За последние 20 лет, по мере усиления ностальгии по сталинскому времени[17], Леонид Хрущёв превратился в Бенедикта Арнольда современной России. (Напомню, что американский генерал Бенедикт Арнольд (1741–1801) был участником войны за независимость Соединенных Штатов от Великобритании и прославился сначала как герой (в том числе в битве при Саратоге, где был ранен в ногу), а затем как предатель, передавший англичанам военные планы повстанцев. В США его имя стало фактически нарицательным, символом предательства). Истории о предполагаемом предательстве Леонида тиражировались в фильмах, книгах и газетных публикациях. В некоторых из них утверждалось, что Сталин, узнав о предательстве Леонида, приказал его выкрасть и казнить, и что Хрущёв якобы на коленях умолял его пощадить сына, но безрезультатно. Многие шли ещё дальше, заявляя, что дед выступил с разоблачением сталинского «культа личности и его последствий», потому что Сталин убил его сына, и, следовательно, никакой особой доблести в его попытке — пусть и незавершенной — направить советское общество в сторону большей открытости и меньшего произвола не было. Как нация, мы совершили полный цикл, вернувшись к сталинскому мышлению. Поскольку обвинения не прекращались, я поняла, что не могу больше писать только о кремлёвской политике и делать вид, что моя фамилия никак не влияет на мои взгляды. Всё равно публика думала иначе, так что я, в конце концов, решила, что готова сказать открыто: наследие Хрущёва имеет значение, так же, как честное имя его сына. И если никто не выступит в их защиту, они окажутся искажёнными, запятнанными, вырванными из реальной истории в путинском государстве, которое толкает нас назад к автократии.

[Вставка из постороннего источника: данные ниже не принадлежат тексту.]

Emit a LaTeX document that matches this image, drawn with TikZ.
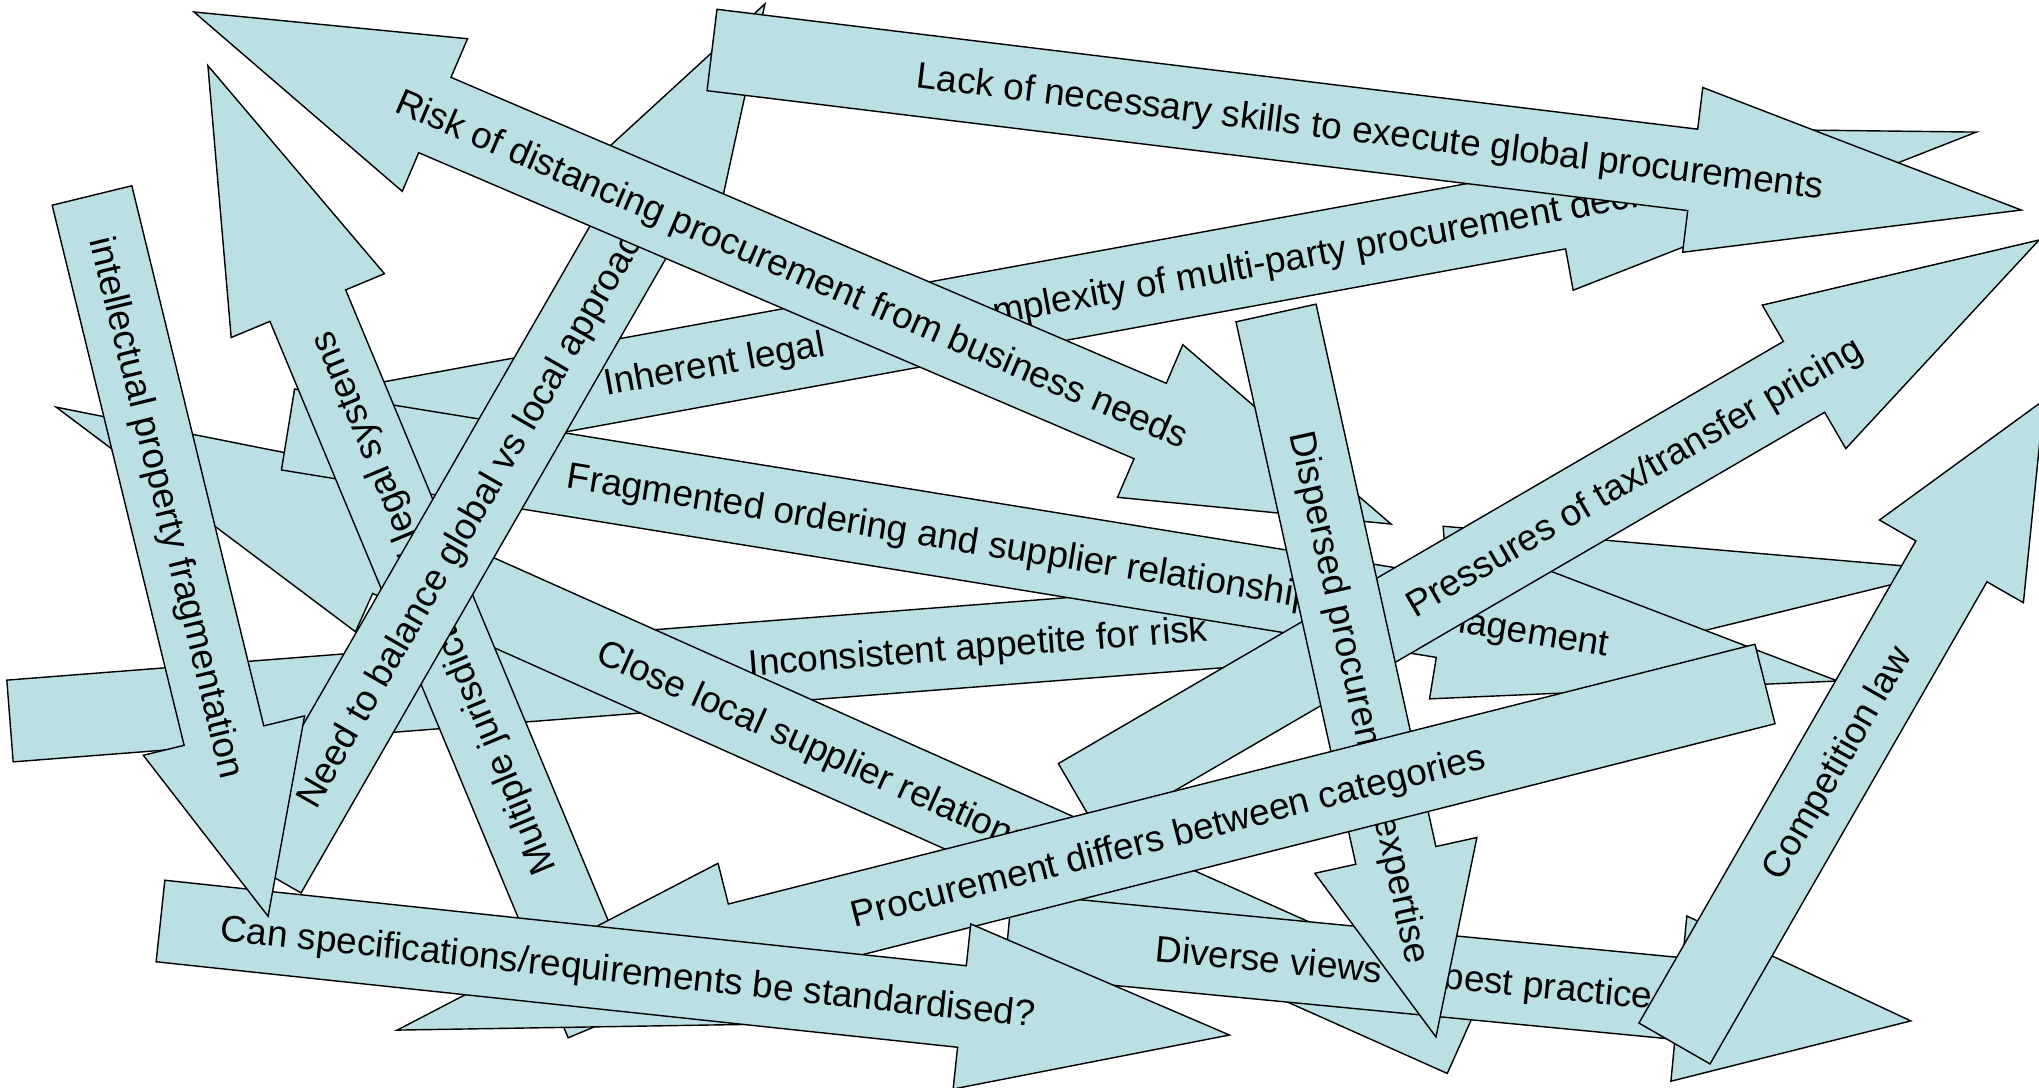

Почти сорок лет минуло с моей встречи с Молотовым в 1981 году. Сегодня я жалею о том, что она оказалась такой краткой, что я не воспользовалась шансом поговорить с ним, расспросить его. В этой своей книге я задаюсь целью ответить на вопросы, поднятые тогда в нашей беседе: Что же на самом деле случилось с Леонидом, Лёней Хрущёвым, безвестно сгинувшим двадцати пяти лет от роду? Мог ли он действительно быть предателем родины? Или он, как я всегда думала, был героем-лётчиком и, как миллионы других, погиб в бою?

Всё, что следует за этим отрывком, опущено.